Issue: Tests fail when checking for "Empty State OR Table" because isVisible().catch() returns false for both during the transitional loading state, even after waiting for loading to complete.

Solution: Use Playwright's distinct expect assertions with locators combined via .or() to allow Playwright's auto-retrying mechanism to handle the state transition.

Implementation:

// Replace explicit boolean checks:
// const hasEmptyMessage = await emptyCellMessage.isVisible().catch(() => false);
// const hasTable = await table.isVisible().catch(() => false);
// expect(hasEmptyMessage || hasTable).toBeTruthy();

// With robust locator assertion:
await expect(
  page.getByRole('table').or(page.getByText(/no.*certificates.*found/i))
).toBeVisible({ timeout: 10000 });

Apply this pattern to lines 104 and 120.

2.2 Fix proxy-hosts.spec.ts (Core)

Issue: waitForModal failures (undefined selector match). The custom helper is less reliable than direct Playwright assertions, especially when animations or DOM updates are involved.

Solution: Replace waitForModal(page) with explicit expectations for the dialog visibility.

Implementation:

// Replace:
// await waitForModal(page);

// With:
await expect(page.getByRole('dialog')).toBeVisible();

Apply to all occurrences in Create, Update, Delete describe blocks.

2.3 Fix crowdsec-import.spec.ts (Security)

Issue: Flaky failure on "should handle archive with optional files". The backend likely returns a 500/4xx error intermittently (possibly due to file locking on acquis.yaml or state issues from previous tests).

Solution: Implement a retry loop for the API request.
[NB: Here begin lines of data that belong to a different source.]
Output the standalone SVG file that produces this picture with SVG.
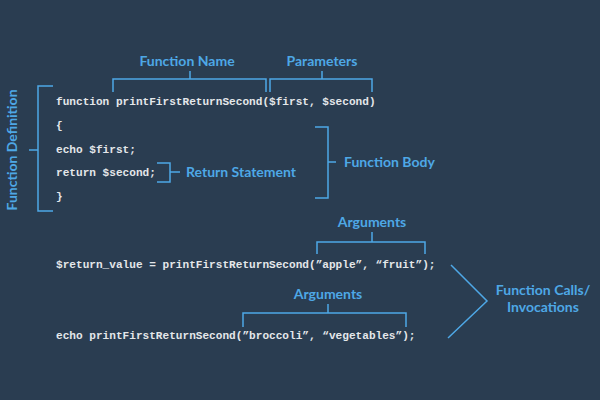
<svg xmlns="http://www.w3.org/2000/svg" width="600" height="400" viewBox="0 0 600 400">
<style>
.code{font-family:"Liberation Mono","Courier New",monospace;font-size:11.1px;font-weight:bold;fill:#e4e7ea}
.lbl{font-family:Lato,"Liberation Sans",sans-serif;font-size:14px;font-weight:bold;fill:#4ea8e6}
.br{fill:none;stroke:#4ea8e6;stroke-width:1.5}
</style>
<rect width="600" height="400" fill="#2a3d51"/>
<g id="code">
<text class="code" x="56" y="105">function printFirstReturnSecond($first, $second)</text>
<text class="code" x="56" y="129">{</text>
<text class="code" x="56" y="153">echo $first;</text>
<text class="code" x="56" y="176">return $second;</text>
<text class="code" x="56" y="200">}</text>
<text class="code" x="56" y="268">$return_value = printFirstReturnSecond(”apple”, “fruit”);</text>
<text class="code" x="56" y="339">echo printFirstReturnSecond(”broccoli”, “vegetables”);</text>
</g>
<g id="connectors">
<path class="br" d="M113,92 V79 H266 V92 M190,79 V71"/>
<path class="br" d="M270,92 V79 H372 V92 M322,79 V71"/>
<path class="br" d="M53,86 H38 V211 H53 M38,150 H29"/>
<path class="br" d="M157,163 H170 V182 H157 M170,172 H180"/>
<path class="br" d="M315,127 H328 V198 H315 M328,162 H336"/>
<path class="br" d="M317,254 V242 H425 V254 M372,242 V232"/>
<path class="br" d="M243,327 V313 H406 V327 M328,313 V304"/>
<path class="br" d="M451,265 L487,301 L448,338"/>
</g>
<g id="function-name"><text class="lbl" x="187" y="66" text-anchor="middle">Function Name</text></g>
<g id="parameters"><text class="lbl" x="322" y="66" text-anchor="middle">Parameters</text></g>
<g id="function-definition"><text class="lbl" transform="translate(17,150) rotate(-90)" text-anchor="middle">Function Definition</text></g>
<g id="return-statement"><text class="lbl" x="186" y="177">Return Statement</text></g>
<g id="function-body"><text class="lbl" x="344" y="167">Function Body</text></g>
<g id="arguments-1"><text class="lbl" x="372" y="227" text-anchor="middle">Arguments</text></g>
<g id="arguments-2"><text class="lbl" x="328" y="299" text-anchor="middle">Arguments</text></g>
<g id="function-calls"><text class="lbl" x="543" y="295" text-anchor="middle">Function Calls/</text><text class="lbl" x="543" y="312" text-anchor="middle">Invocations</text></g>
</svg>
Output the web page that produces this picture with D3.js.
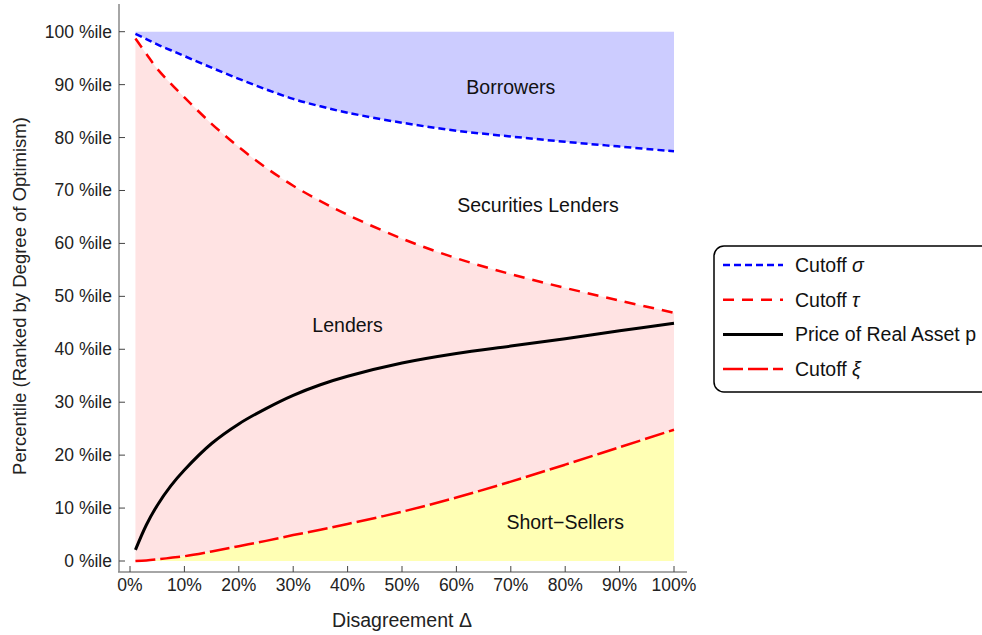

This handles transient backend locking issues.

Implementation:

// Wrap the request in a retry loop
await expect(async () => {
  const response = await request.post('/api/v1/admin/crowdsec/import', {
     // ... payload ...
  });
  expect(response.ok(), `Import failed with status: ${response.status()}`).toBeTruthy();
  const data = await response.json();
  expect(data).toHaveProperty('status', 'imported');
}).toPass({
  intervals: [1000, 2000, 5000],
  timeout: 15_000
});

3. Execution Plan

Phase 1: Test Stability

  1. Modify tests/core/certificates.spec.ts.
  2. Modify tests/core/proxy-hosts.spec.ts.
  3. Modify tests/security/crowdsec-import.spec.ts.
  4. Verification: Run these specific tests locally (using the skill) to ensure they pass consistently.

Phase 2: Workflow Updates

  1. Modify .github/workflows/e2e-tests-split.yml.
  2. Verification: Rely on CI execution (cannot fully simulate GitHub Actions matrix locally).

Phase 3: Final Verification

  1. Push changes and monitor the full E2E suite.